What you are asked to do | Leaving out every picture, quote the data below exactly as it appears.

:::

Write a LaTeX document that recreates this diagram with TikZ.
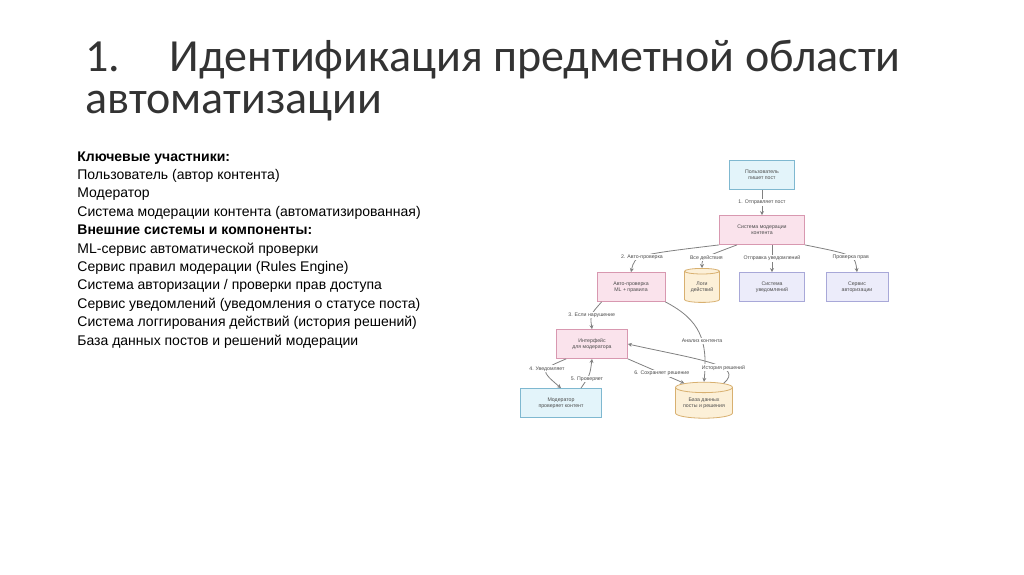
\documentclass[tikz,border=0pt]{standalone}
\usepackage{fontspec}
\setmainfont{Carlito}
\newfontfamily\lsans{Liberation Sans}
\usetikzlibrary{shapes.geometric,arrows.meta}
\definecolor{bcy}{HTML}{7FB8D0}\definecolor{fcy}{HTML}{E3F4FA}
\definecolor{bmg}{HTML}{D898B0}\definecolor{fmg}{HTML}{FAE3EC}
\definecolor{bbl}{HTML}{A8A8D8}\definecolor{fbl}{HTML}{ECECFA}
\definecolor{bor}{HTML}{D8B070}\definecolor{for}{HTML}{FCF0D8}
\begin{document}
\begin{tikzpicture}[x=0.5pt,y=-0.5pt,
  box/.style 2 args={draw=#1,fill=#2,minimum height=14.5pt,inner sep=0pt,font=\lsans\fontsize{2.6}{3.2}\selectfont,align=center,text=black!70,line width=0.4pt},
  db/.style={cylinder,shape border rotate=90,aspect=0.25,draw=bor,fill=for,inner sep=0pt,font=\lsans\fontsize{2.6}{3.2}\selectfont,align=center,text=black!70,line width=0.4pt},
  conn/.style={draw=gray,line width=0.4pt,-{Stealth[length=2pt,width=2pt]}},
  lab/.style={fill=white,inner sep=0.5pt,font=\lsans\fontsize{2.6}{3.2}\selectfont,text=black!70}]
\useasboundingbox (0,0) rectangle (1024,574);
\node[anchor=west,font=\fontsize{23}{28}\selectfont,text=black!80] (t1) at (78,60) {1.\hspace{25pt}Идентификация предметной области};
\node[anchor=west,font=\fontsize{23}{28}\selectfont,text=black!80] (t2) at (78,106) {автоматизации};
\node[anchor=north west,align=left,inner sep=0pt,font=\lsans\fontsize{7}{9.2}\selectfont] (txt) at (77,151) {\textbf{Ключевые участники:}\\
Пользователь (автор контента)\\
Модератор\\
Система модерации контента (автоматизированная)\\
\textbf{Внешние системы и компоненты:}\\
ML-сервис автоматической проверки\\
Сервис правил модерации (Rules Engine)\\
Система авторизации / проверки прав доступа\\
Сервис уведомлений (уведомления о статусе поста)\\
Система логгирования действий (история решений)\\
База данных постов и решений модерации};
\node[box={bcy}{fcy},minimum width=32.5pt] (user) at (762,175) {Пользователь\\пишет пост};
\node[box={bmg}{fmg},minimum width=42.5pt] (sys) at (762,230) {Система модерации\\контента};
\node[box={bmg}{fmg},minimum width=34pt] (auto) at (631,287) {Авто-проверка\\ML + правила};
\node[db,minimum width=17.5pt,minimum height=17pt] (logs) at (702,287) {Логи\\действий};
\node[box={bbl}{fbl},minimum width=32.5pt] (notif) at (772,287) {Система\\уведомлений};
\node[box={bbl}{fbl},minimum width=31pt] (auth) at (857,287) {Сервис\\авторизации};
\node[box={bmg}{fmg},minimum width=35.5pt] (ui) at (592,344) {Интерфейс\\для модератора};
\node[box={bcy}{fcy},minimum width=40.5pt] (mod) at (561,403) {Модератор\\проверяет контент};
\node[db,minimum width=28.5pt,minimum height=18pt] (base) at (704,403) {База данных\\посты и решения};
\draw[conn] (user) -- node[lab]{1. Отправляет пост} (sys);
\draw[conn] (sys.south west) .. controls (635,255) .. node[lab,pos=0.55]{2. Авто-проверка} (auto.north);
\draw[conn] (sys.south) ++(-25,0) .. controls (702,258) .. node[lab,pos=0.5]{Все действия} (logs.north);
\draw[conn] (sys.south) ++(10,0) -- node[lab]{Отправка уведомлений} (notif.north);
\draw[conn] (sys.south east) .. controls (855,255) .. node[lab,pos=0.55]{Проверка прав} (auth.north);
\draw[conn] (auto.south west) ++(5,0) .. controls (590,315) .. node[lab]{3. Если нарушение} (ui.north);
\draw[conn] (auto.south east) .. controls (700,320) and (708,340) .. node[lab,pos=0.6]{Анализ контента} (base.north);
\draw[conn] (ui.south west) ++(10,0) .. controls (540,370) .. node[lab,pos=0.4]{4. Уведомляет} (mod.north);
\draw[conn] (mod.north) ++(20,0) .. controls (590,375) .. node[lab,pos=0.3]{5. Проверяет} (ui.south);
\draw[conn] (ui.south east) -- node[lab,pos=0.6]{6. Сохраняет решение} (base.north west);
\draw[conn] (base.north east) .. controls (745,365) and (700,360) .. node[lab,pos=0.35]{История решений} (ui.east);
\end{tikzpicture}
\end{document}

:::

Response below |
Write a LaTeX document that recreates this diagram with TikZ.
\documentclass[tikz,border=0pt]{standalone}
\usepackage{fontspec}
\setmainfont{Carlito}
\newfontfamily\lsans{Liberation Sans}
\usetikzlibrary{shapes.geometric,arrows.meta}
\definecolor{bcy}{HTML}{7FB8D0}\definecolor{fcy}{HTML}{E3F4FA}
\definecolor{bmg}{HTML}{D898B0}\definecolor{fmg}{HTML}{FAE3EC}
\definecolor{bbl}{HTML}{A8A8D8}\definecolor{fbl}{HTML}{ECECFA}
\definecolor{bor}{HTML}{D8B070}\definecolor{for}{HTML}{FCF0D8}
\begin{document}
\begin{tikzpicture}[x=0.5pt,y=-0.5pt,
  box/.style 2 args={draw=#1,fill=#2,minimum height=14.5pt,inner sep=0pt,font=\lsans\fontsize{2.6}{3.2}\selectfont,align=center,text=black!70,line width=0.4pt},
  db/.style={cylinder,shape border rotate=90,aspect=0.25,draw=bor,fill=for,inner sep=0pt,font=\lsans\fontsize{2.6}{3.2}\selectfont,align=center,text=black!70,line width=0.4pt},
  conn/.style={draw=gray,line width=0.4pt,-{Stealth[length=2pt,width=2pt]}},
  lab/.style={fill=white,inner sep=0.5pt,font=\lsans\fontsize{2.6}{3.2}\selectfont,text=black!70}]
\useasboundingbox (0,0) rectangle (1024,574);
\node[anchor=west,font=\fontsize{23}{28}\selectfont,text=black!80] (t1) at (78,60) {1.\hspace{25pt}Идентификация предметной области};
\node[anchor=west,font=\fontsize{23}{28}\selectfont,text=black!80] (t2) at (78,106) {автоматизации};
\node[anchor=north west,align=left,inner sep=0pt,font=\lsans\fontsize{7}{9.2}\selectfont] (txt) at (77,151) {\textbf{Ключевые участники:}\\
Пользователь (автор контента)\\
Модератор\\
Система модерации контента (автоматизированная)\\
\textbf{Внешние системы и компоненты:}\\
ML-сервис автоматической проверки\\
Сервис правил модерации (Rules Engine)\\
Система авторизации / проверки прав доступа\\
Сервис уведомлений (уведомления о статусе поста)\\
Система логгирования действий (история решений)\\
База данных постов и решений модерации};
\node[box={bcy}{fcy},minimum width=32.5pt] (user) at (762,175) {Пользователь\\пишет пост};
\node[box={bmg}{fmg},minimum width=42.5pt] (sys) at (762,230) {Система модерации\\контента};
\node[box={bmg}{fmg},minimum width=34pt] (auto) at (631,287) {Авто-проверка\\ML + правила};
\node[db,minimum width=17.5pt,minimum height=17pt] (logs) at (702,287) {Логи\\действий};
\node[box={bbl}{fbl},minimum width=32.5pt] (notif) at (772,287) {Система\\уведомлений};
\node[box={bbl}{fbl},minimum width=31pt] (auth) at (857,287) {Сервис\\авторизации};
\node[box={bmg}{fmg},minimum width=35.5pt] (ui) at (592,344) {Интерфейс\\для модератора};
\node[box={bcy}{fcy},minimum width=40.5pt] (mod) at (561,403) {Модератор\\проверяет контент};
\node[db,minimum width=28.5pt,minimum height=18pt] (base) at (704,403) {База данных\\посты и решения};
\draw[conn] (user) -- node[lab]{1. Отправляет пост} (sys);
\draw[conn] (sys.south west) .. controls (635,255) .. node[lab,pos=0.55]{2. Авто-проверка} (auto.north);
\draw[conn] (sys.south) ++(-25,0) .. controls (702,258) .. node[lab,pos=0.5]{Все действия} (logs.north);
\draw[conn] (sys.south) ++(10,0) -- node[lab]{Отправка уведомлений} (notif.north);
\draw[conn] (sys.south east) .. controls (855,255) .. node[lab,pos=0.55]{Проверка прав} (auth.north);
\draw[conn] (auto.south west) ++(5,0) .. controls (590,315) .. node[lab]{3. Если нарушение} (ui.north);
\draw[conn] (auto.south east) .. controls (700,320) and (708,340) .. node[lab,pos=0.6]{Анализ контента} (base.north);
\draw[conn] (ui.south west) ++(10,0) .. controls (540,370) .. node[lab,pos=0.4]{4. Уведомляет} (mod.north);
\draw[conn] (mod.north) ++(20,0) .. controls (590,375) .. node[lab,pos=0.3]{5. Проверяет} (ui.south);
\draw[conn] (ui.south east) -- node[lab,pos=0.6]{6. Сохраняет решение} (base.north west);
\draw[conn] (base.north east) .. controls (745,365) and (700,360) .. node[lab,pos=0.35]{История решений} (ui.east);
\end{tikzpicture}
\end{document}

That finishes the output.